McCarthy and Jarvis note that:
“[[a] reliable index of lexical diversity (LD) has remained stubbornly elusive for over 60 years“ (McCarthy & Jarvis 2007: Abstract)
The main problem is that some measures of LD do not take account fully of differences in text length. In other words, if they are used on texts of different lengths they can give misleading results. (For example, the traditional measure of type/token ratio (TTR) is susceptible to this problem. See here for a discussion.)
MTLD and voc-d
However, researchers now tend to agree that two measures seem to be particularly reliable, namely MTLD and vocd-D. These are the two measures which Text Inspector allows you to measure. McCarthy and Jarvis summarise a comprehensive analysis as follows:
“We conclude by advising researchers to consider using MTLD, vocd-D (or HD-D), and Maas in their studies, rather than any single index, noting that lexical diversity can be assessed in many ways and each approach may be informative as to the construct under investigation.” (McCarthy and Jarvis 2010: Abstract, p381)
They note, however, that it still retains an element of sensitivity to text length.
See also this interesting discussion on “Evaluating the Comparability of Two Measures of Lexical Diversity” by Fredrik deBoer. He also makes the point that: “VOCD-D is still affected by text length, and its developers caution that outside of an ideal range of perhaps 100-500 words, the figure is less reliable.” (np)
How to measure LD in Text Inspector
Text Inspector is perhaps the best place on the web to measure Lexical Diversity in your text using these two measures. However, you should use them carefully – find out what they measure and what they do not measure.
Text Inspector measures LD by sampling different parts of your text randomly.
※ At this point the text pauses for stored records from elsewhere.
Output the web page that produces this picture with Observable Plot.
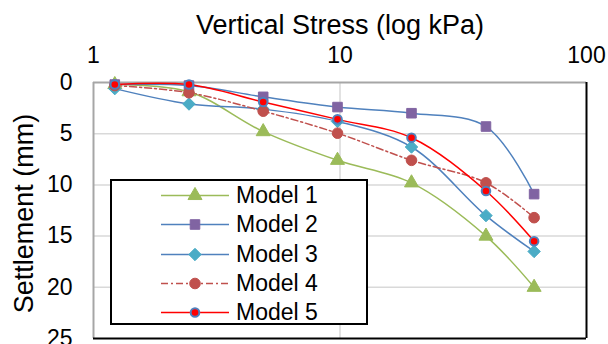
<!DOCTYPE html>
<html>
<head>
<meta charset="utf-8">
<script src="https://cdn.jsdelivr.net/npm/d3@7"></script>
<script src="https://cdn.jsdelivr.net/npm/@observablehq/plot@0.6"></script>
<style>
  html, body { margin: 0; padding: 0; background: #fff; }
  #wrap { position: relative; width: 608px; height: 344px; overflow: hidden; font-family: "Liberation Sans", Arial, sans-serif; }
  #legend { position: absolute; left: 110px; top: 179px; width: 258px; height: 146px; box-sizing: border-box;
            border: 2px solid #000; background: #fff; }
  .row { position: absolute; left: 0; height: 29px; display: flex; align-items: center; }
  .row svg { display: block; }
  .row span { font-size: 23px; color: #000; margin-left: 6px; line-height: 29px; }
</style>
</head>
<body>
<div id="wrap"></div>
<script>
// ---- data ----
const stress = [1.22, 2.44, 4.88, 9.77, 19.5, 39.1, 61.3];   // kPa
const modelNames = ["Model 1", "Model 2", "Model 3", "Model 4", "Model 5"];
const model1 = [0.2, 0.9, 4.8, 7.6, 9.8, 15.0, 20.0];
const model2 = [0.2, 0.3, 1.4, 2.4, 3.0, 4.3, 10.9];
const model3 = [0.6, 2.1, 2.6, 3.8, 6.3, 13.0, 16.5];
const model4 = [0.3, 1.0, 2.8, 4.95, 7.6, 9.8, 13.2];
const model5 = [0.2, 0.2, 1.9, 3.6, 5.4, 10.6, 15.5];
const xTicks = [1, 10, 100];
const yTicks = [0, 5, 10, 15, 20, 25];
const xTitle = "Vertical Stress (log kPa)";
const yTitle = "Settlement (mm)";

const series = [model1, model2, model3, model4, model5];
const diamond = d3.symbolDiamond2 || d3.symbolDiamond;
const styles = [
  {line: "#9BBB59", dash: null, symbol: d3.symbolTriangle, r: 5.2, fill: "#9BBB59", stroke: "#9BBB59", sw: 1},
  {line: "#4F81BD", dash: null, symbol: d3.symbolSquare, r: 5.4, fill: "#8064A2", stroke: "#8064A2", sw: 1},
  {line: "#4F81BD", dash: null, symbol: diamond, r: 5.6, fill: "#4BACC6", stroke: "#4BACC6", sw: 1},
  {line: "#C0504D", dash: "7,3,2,3", symbol: d3.symbolCircle, r: 5.3, fill: "#C0504D", stroke: "#C0504D", sw: 1},
  {line: "#FF0000", dash: null, symbol: d3.symbolCircle, r: 4.3, fill: "#FF0000", stroke: "#4F81BD", sw: 2}
];

const table = modelNames.map((name, i) => stress.map((x, j) => ({model: name, x, y: series[i][j]})));

const marks = [
  Plot.gridY(yTicks.slice(1, -1), {stroke: "#D9D9D9", strokeOpacity: 1, strokeWidth: 1.5}),
  Plot.gridX([10], {stroke: "#D9D9D9", strokeOpacity: 1, strokeWidth: 1.5}),
  Plot.ruleY([0], {stroke: "#A6A6A6", strokeWidth: 2}),
  Plot.ruleX([1], {stroke: "#A6A6A6", strokeWidth: 2}),
  Plot.ruleX([100], {stroke: "#000", strokeWidth: 2}),
  Plot.ruleY([25], {stroke: "#000", strokeWidth: 2}),
  Plot.axisX({anchor: "top", ticks: xTicks, tickFormat: d => String(d), tickSize: 0, tickPadding: 20, fontSize: 23, label: null}),
  Plot.axisY({anchor: "left", ticks: yTicks, tickFormat: d => String(d), tickSize: 0, tickPadding: 21, fontSize: 23, label: null}),
  Plot.text([xTitle], {frameAnchor: "top", lineAnchor: "middle", textAnchor: "middle", text: d => d, dy: -57, fontSize: 27}),
  Plot.text([yTitle], {frameAnchor: "left", lineAnchor: "middle", textAnchor: "middle", text: d => d, rotate: -90, dx: -69, dy: 3, fontSize: 27})
];
table.forEach((data, i) => {
  const s = styles[i];
  marks.push(Plot.line(data, {x: "x", y: "y", stroke: s.line, strokeWidth: 1.5, curve: "catmull-rom", strokeDasharray: s.dash}));
});
table.forEach((data, i) => {
  const s = styles[i];
  marks.push(Plot.dot(data, {x: "x", y: "y", symbol: s.symbol, r: s.r, fill: s.fill, stroke: s.stroke, strokeWidth: s.sw}));
});

const chart = Plot.plot({
  width: 608,
  height: 344,
  marginLeft: 93,
  marginRight: 22,
  marginTop: 82,
  marginBottom: 6,
  style: {fontFamily: "'Liberation Sans', Arial, sans-serif", fontSize: "23px", color: "#000", background: "#fff"},
  x: {type: "log", domain: [1, 100]},
  y: {domain: [0, 25], reverse: true},
  marks
});
const wrap = document.getElementById("wrap");
wrap.appendChild(chart);

// ---- legend ----
const legend = document.createElement("div");
legend.id = "legend";
wrap.appendChild(legend);
const rowTops = [0, 29.3, 58.6, 87.9, 117.2];
modelNames.forEach((name, i) => {
  const s = styles[i];
  const row = document.createElement("div");
  row.className = "row";
  row.style.top = (rowTops[i]) + "px";
  row.style.left = "48px";
  const svg = d3.create("svg").attr("width", 70).attr("height", 29);
  svg.append("line").attr("x1", 1).attr("x2", 69).attr("y1", 14.5).attr("y2", 14.5)
    .attr("stroke", s.line).attr("stroke-width", 1.5).attr("stroke-dasharray", s.dash);
  svg.append("path").attr("d", d3.symbol(s.symbol, Math.PI * s.r * s.r)())
    .attr("transform", "translate(35,14.5)").attr("fill", s.fill).attr("stroke", s.stroke).attr("stroke-width", s.sw);
  row.appendChild(svg.node());
  const label = document.createElement("span");
  label.textContent = name;
  row.appendChild(label);
  legend.appendChild(row);
});
</script>
</body>
</html>
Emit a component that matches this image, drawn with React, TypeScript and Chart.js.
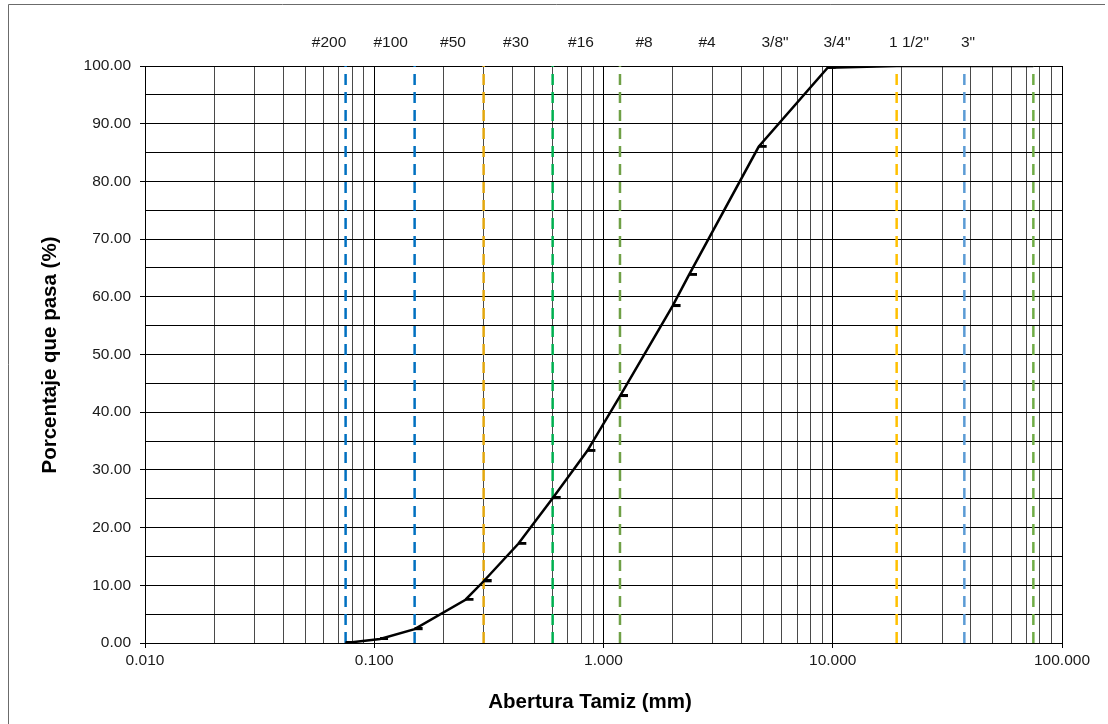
import React, { useEffect, useRef } from 'react';
import { Chart, registerables } from 'chart.js';

Chart.register(...registerables);

// ---- Data ----
const sieveSizes = [0.075, 0.106, 0.15, 0.25, 0.3, 0.425, 0.6, 0.85, 1.18, 2.0, 2.36, 4.75, 9.5, 19, 37.5, 75];
const percentPassing = [0.0, 0.7, 2.4, 7.5, 10.7, 17.2, 25.1, 33.3, 42.8, 58.4, 63.8, 86.0, 99.7, 100, 100, 100];

const refLineSizes = [0.075, 0.15, 0.3, 0.6, 1.18, 19, 37.5, 75];
const refLineColors = ['#0070C0', '#0070C0', '#E3A70E', '#00B050', '#6FA046', '#FFC000', '#5B9BD5', '#70AD47'];

const sieveLabels = ['#200', '#100', '#50', '#30', '#16', '#8', '#4', '3/8"', '3/4"', '1 1/2"', '3"'];
const sieveLabelAnchors = [0.0635, 0.118, 0.2206, 0.415, 0.798, 1.502, 2.83, 5.6, 10.43, 21.5, 38.9];

const xDecades = [0.01, 0.1, 1, 10, 100];
const xMinorMultipliers = [2, 3, 4, 5, 6, 7, 8, 9];
const yMin = 0;
const yMax = 100;
const yGridStep = 5;
const yLabelStep = 10;

const xTitle = 'Abertura Tamiz (mm)';
const yTitle = 'Porcentaje que pasa (%)';

const FONT = "'Liberation Sans', Arial, sans-serif";

function makeMarker(): HTMLCanvasElement {
  const c = document.createElement('canvas');
  c.width = 20;
  c.height = 4;
  const g = c.getContext('2d');
  if (g) {
    g.fillStyle = '#000';
    g.fillRect(10, 0, 8, 3);
  }
  return c;
}

const isDecade = (v: number) => xDecades.some((d) => Math.abs(d - v) < d * 1e-6);

const decorPlugin = {
  id: 'decor',
  afterDraw(chart: any) {
    const { ctx, chartArea, scales } = chart;
    ctx.save();
    // outer frame
    ctx.strokeStyle = '#6b6b6b';
    ctx.lineWidth = 1;
    ctx.beginPath();
    ctx.moveTo(8.5, 724);
    ctx.lineTo(8.5, 4.5);
    ctx.lineTo(1105, 4.5);
    ctx.stroke();

    // sieve labels along the top
    ctx.fillStyle = '#1a1a1a';
    ctx.font = `15.5px ${FONT}`;
    ctx.textAlign = 'center';
    ctx.textBaseline = 'middle';
    sieveLabels.forEach((lab, i) => {
      const x = scales.x.getPixelForValue(sieveLabelAnchors[i]);
      ctx.fillText(lab, x, chartArea.top - 23);
    });

    // axis titles
    ctx.fillStyle = '#000';
    ctx.font = `bold 20.5px ${FONT}`;
    ctx.fillText(xTitle, 590, 702);
    ctx.translate(50, 355);
    ctx.rotate(-Math.PI / 2);
    ctx.fillText(yTitle, 0, 0);
    ctx.restore();
  },
};

export default function App() {
  const ref = useRef<HTMLCanvasElement | null>(null);

  useEffect(() => {
    if (!ref.current) return;
    const marker = makeMarker();

    const datasets: any[] = [
      {
        label: 'Granulometría',
        data: sieveSizes.map((x, i) => ({ x, y: percentPassing[i] })),
        borderColor: '#000',
        backgroundColor: '#000',
        borderWidth: 2.5,
        pointStyle: marker,
        pointRadius: 5,
        tension: 0,
        fill: false,
      },
      ...refLineSizes.map((s, i) => ({
        label: 'ref' + i,
        data: [
          { x: s, y: yMin },
          { x: s, y: yMax },
        ],
        borderColor: refLineColors[i],
        borderWidth: 2.5,
        borderDash: [11, 7],
        pointRadius: 0,
        fill: false,
      })),
    ];

    const chart = new Chart(ref.current, {
      type: 'line',
      data: { datasets },
      plugins: [decorPlugin],
      options: {
        animation: false,
        responsive: true,
        maintainAspectRatio: false,
        layout: { padding: { top: 66, right: 46, left: 0, bottom: 0 } },
        plugins: {
          legend: { display: false },
          tooltip: { enabled: false },
          title: { display: false },
        },
        scales: {
          x: {
            type: 'logarithmic',
            min: xDecades[0],
            max: xDecades[xDecades.length - 1],
            afterBuildTicks: (scale: any) => {
              const vals: number[] = [];
              xDecades.forEach((d, i) => {
                vals.push(d);
                if (i < xDecades.length - 1) {
                  xMinorMultipliers.forEach((m) => vals.push(parseFloat((d * m).toPrecision(4))));
                }
              });
              scale.ticks = vals.map((v) => ({ value: v, major: isDecade(v) }));
            },
            afterFit: (scale: any) => {
              scale.height = 81;
            },
            ticks: {
              autoSkip: false,
              maxRotation: 0,
              minRotation: 0,
              padding: 3,
              color: '#1a1a1a',
              font: { family: FONT, size: 15.5 },
              callback: (value: any) => (isDecade(Number(value)) ? Number(value).toFixed(3) : ''),
            },
            grid: {
              color: (c: any) => (c.tick && isDecade(c.tick.value) ? '#000' : '#4a4a4a'),
              lineWidth: 1,
              drawTicks: true,
              tickLength: 5,
              tickColor: (c: any) => (c.tick && isDecade(c.tick.value) ? '#000' : 'rgba(0,0,0,0)'),
            },
            border: { color: '#000', width: 1 },
          },
          y: {
            type: 'linear',
            min: yMin,
            max: yMax,
            afterFit: (scale: any) => {
              scale.width = 145;
            },
            ticks: {
              stepSize: yGridStep,
              autoSkip: false,
              padding: 9,
              color: '#1a1a1a',
              font: { family: FONT, size: 15.5 },
              callback: (value: any) => (Number(value) % yLabelStep === 0 ? Number(value).toFixed(2) : ''),
            },
            grid: {
              color: '#000',
              lineWidth: 1,
              drawTicks: true,
              tickLength: 5,
              tickColor: (c: any) => (c.tick && c.tick.value % yLabelStep === 0 ? '#000' : 'rgba(0,0,0,0)'),
            },
            border: { color: '#000', width: 1 },
          },
        },
      } as any,
    });

    return () => chart.destroy();
  }, []);

  return (
    <div style={{ position: 'absolute', left: 0, top: 0, width: 1108, height: 724, background: '#fff' }}>
      <canvas ref={ref} />
    </div>
  );
}
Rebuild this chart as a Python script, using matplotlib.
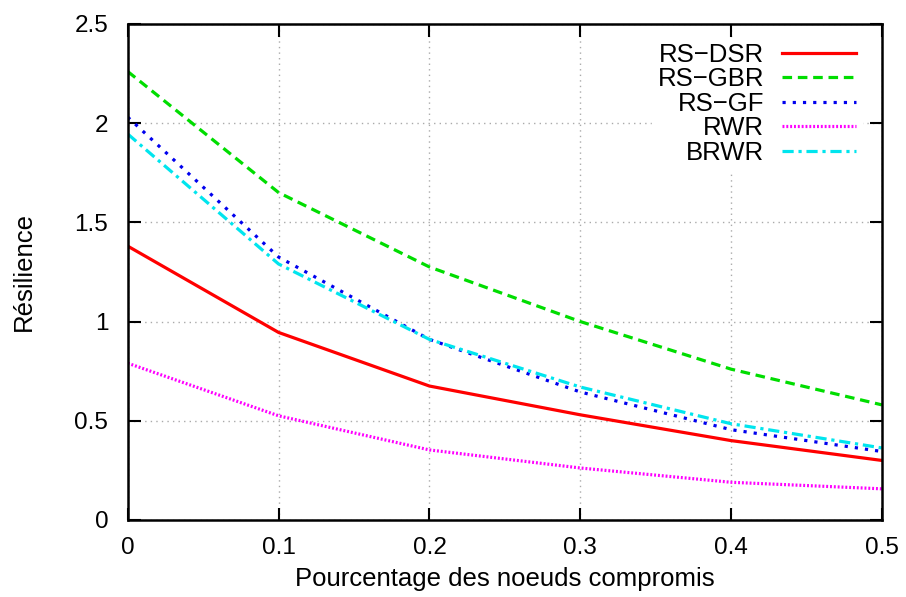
import numpy as np
import matplotlib.pyplot as plt

plt.rcParams['font.family'] = ['Liberation Sans', 'DejaVu Sans']

# pourcentage des noeuds compromis
x = [0, 0.1, 0.2, 0.3, 0.4, 0.5]

rs_dsr = [1.38, 0.945, 0.675, 0.53, 0.40, 0.30]
rs_gbr = [2.26, 1.65, 1.275, 1.0, 0.76, 0.58]
rs_gf = [2.03, 1.325, 0.91, 0.645, 0.455, 0.345]
rwr = [0.79, 0.525, 0.353, 0.262, 0.19, 0.157]
brwr = [1.945, 1.29, 0.91, 0.67, 0.485, 0.363]

fig = plt.figure(figsize=(9.06, 5.97), dpi=100)
ax = fig.add_axes([0.141, 0.129, 0.8325, 0.831])

lw = 2.3
ax.plot(x, rs_dsr, color='#ff0000', lw=lw, ls='-', label='RS\u2212DSR')
ax.plot(x, rs_gbr, color='#00dd00', lw=lw, ls=(0, (3, 1.8)), label='RS\u2212GBR')
ax.plot(x, rs_gf, color='#0000ee', lw=lw, ls=(0, (1, 2.2)), label='RS\u2212GF')
ax.plot(x, rwr, color='#ff00ff', lw=lw, ls=(0, (0.6, 0.6)), label='RWR')
ax.plot(x, brwr, color='#00e5ee', lw=lw, ls=(0, (3.5, 1.5, 1, 1.5)), label='BRWR')

ax.set_xlim(0, 0.5)
ax.set_ylim(0, 2.5)
ax.set_xticks([0, 0.1, 0.2, 0.3, 0.4, 0.5])
ax.set_xticklabels(['0', '0.1', '0.2', '0.3', '0.4', '0.5'])
ax.set_yticks([0, 0.5, 1, 1.5, 2, 2.5])
ax.set_yticklabels(['0', '0.5', '1', '1.5', '2', '2.5'])

ax.grid(True, color='#aaaaaa', ls=(0, (1, 3)), lw=1)
ax.tick_params(direction='in', length=9, width=1.5, top=True, right=True,
               labelsize=17.5, colors='black')
ax.tick_params(axis='y', pad=14)
ax.tick_params(axis='x', pad=12)
for s in ax.spines.values():
    s.set_linewidth(1.8)

ax.set_xlabel('Pourcentage des noeuds compromis', fontsize=18.5, labelpad=6)
ax.set_ylabel('Résilience', fontsize=18.5, labelpad=28)

leg = ax.legend(loc='upper right', fontsize=18.5, frameon=True, fancybox=False,
                markerfirst=False, handlelength=2.9, labelspacing=0.02,
                borderpad=0.2, handletextpad=0.7, bbox_to_anchor=(0.99, 0.998))
leg.get_frame().set_edgecolor('white')
leg.get_frame().set_alpha(1)
for t in leg.get_texts():
    t.set_ha('right')
leg._legend_box.align = 'right'

fig.savefig('out.png', dpi=100)
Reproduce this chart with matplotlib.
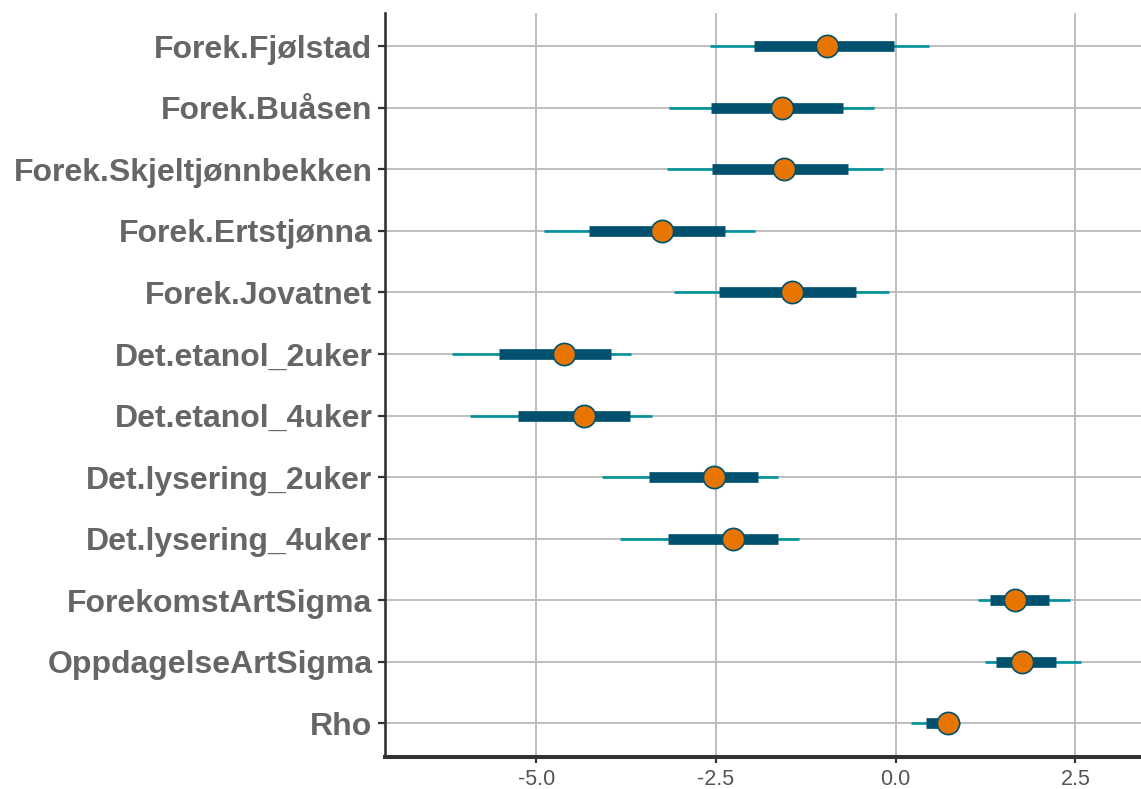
import matplotlib
matplotlib.use("Agg")
import matplotlib.pyplot as plt
import numpy as np

labels = ["Forek.Fjølstad", "Forek.Buåsen", "Forek.Skjeltjønnbekken", "Forek.Ertstjønna",
          "Forek.Jovatnet", "Det.etanol_2uker", "Det.etanol_4uker", "Det.lysering_2uker",
          "Det.lysering_4uker", "ForekomstArtSigma", "OppdagelseArtSigma", "Rho"]
point = [-0.956, -1.582, -1.559, -3.252, -1.447, -4.615, -4.341, -2.533, -2.268, 1.665, 1.753, 0.732]
inner_lo = [-1.967, -2.570, -2.556, -4.272, -2.459, -5.520, -5.255, -3.437, -3.173, 1.308, 1.400, 0.422]
inner_hi = [-0.024, -0.729, -0.659, -2.380, -0.552, -3.966, -3.693, -1.911, -1.633, 2.138, 2.235, 0.850]
outer_lo = [-2.584, -3.159, -3.182, -4.898, -3.085, -6.178, -5.923, -4.087, -3.836, 1.145, 1.247, 0.213]
outer_hi = [0.459, -0.298, -0.181, -1.953, -0.089, -3.679, -3.395, -1.633, -1.350, 2.421, 2.578, 0.900]
xticks = [-5.0, -2.5, 0.0, 2.5]
xticklabels = ["-5.0", "-2.5", "0.0", "2.5"]

fig = plt.figure(figsize=(11.41, 7.89), dpi=100)
ax = fig.add_axes([385/1141, 1 - 756.7/789, 1 - 385/1141, (756.7 - 12.7)/789])

n = len(labels)
ypos = np.arange(n, 0, -1)

ax.set_xlim(-7.105, 3.413)
ax.set_ylim(0.457, n + 0.546)

grid_c = "#BEBEBE"
for xt in xticks:
    ax.axvline(xt, color=grid_c, lw=1.4, zorder=0)
for y in ypos:
    ax.axhline(y, color=grid_c, lw=1.4, zorder=0)

thin_c = "#00929A"
thick_c = "#00506E"
for i, y in enumerate(ypos):
    ax.plot([outer_lo[i], outer_hi[i]], [y, y], color=thin_c, lw=1.9, solid_capstyle="butt", zorder=2)
    ax.plot([inner_lo[i], inner_hi[i]], [y, y], color=thick_c, lw=7.7, solid_capstyle="butt", zorder=3)
    ax.plot(point[i], y, "o", ms=16, mfc="#E77500", mec=thick_c, mew=1.2, zorder=4)

ax.set_yticks(ypos)
ax.set_yticklabels(labels, fontsize=23, fontweight="bold", color="#666666", family="Liberation Sans")
ax.set_xticks(xticks)
ax.set_xticklabels(xticklabels, fontsize=15.5, color="#555555", family="Liberation Sans")

for s in ["top", "right"]:
    ax.spines[s].set_visible(False)
ax.spines["left"].set_linewidth(1.9)
ax.spines["left"].set_color("#333333")
ax.spines["bottom"].set_linewidth(2.9)
ax.spines["bottom"].set_color("#333333")
ax.tick_params(axis="y", length=5, width=1.6, color="#333333", pad=4)
ax.tick_params(axis="x", length=4, width=1.6, color="#333333", pad=5)

fig.savefig("out.png", dpi=100)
This means that each time you run an analysis you will get a slightly different figure for the same text!
You are therefore advised to run the LD test several times on the same text, and take the average.
Source, acknowledgements, and technical information
The Text Inspector LD tool is based on the Perl modules for measuring MTLD and voc-d developed by Aris Xanthos, which is copyright (c) 2011 Aris Xanthos (email@example.com), and is released under the GPL license (see http://www.gnu.org/licenses/gpl.html).
In the technical descriptors are the following notes, which should be borne in mind:
MTLD: “[In the module] [t]he computation of MTLD is performed two times, once in left-to-right text order and once in right-to-left text order. Each pass yields a weighted average (and variance), and the two averages are in turned averaged to get the value that is finally reported (the two variances are also averaged). This attribute indicates whether the reported average should itself be weighted according to the potentially different number of observations in the two passes (value ‘within_and_between’), or not (value ‘within_only’). The default value is ‘within_only’, to conform with McCarthy and Jarvis (2010), although the author of this implementation finds it more consistent to select ‘within_and_between‘.
voc-d : “This module implements the ‘VOCD’ method for measuring the diversity of text units, cf. McKee, G., Malvern, D., & Richards, B. (2000). Measuring Vocabulary Diversity Using Dedicated Software, Literary and Linguistic Computing, 15(3): 323-337 .
In a nutshell, this method consists in taking a number of subsamples of 35, 36, …, 49, and 50 tokens at random from the data, then computing the average type-token ratio for each of these lengths, and finding the curve that best fits the type-token ratio curve just produced (among a family of curves generated by expressions that differ only by the value of a single parameter). The parameter value corresponding to the best-fitting curve is reported as the result of diversity measurement. The whole procedure can be repeated several times and averaged.”
Text copyright @ Textinspector.com 2015
Another useful online tool you could look at is Paul Meara’s tool for measuring D at http://www.lognostics.co.uk/tools/D_Tools/D_Tools.htm.
NOTE however, that results from Paul Meara’s tool are not directly comparable with results from Text Inspector, as his tool measures on a scale from 0-100, whereas TI measures on a scale from 0-200.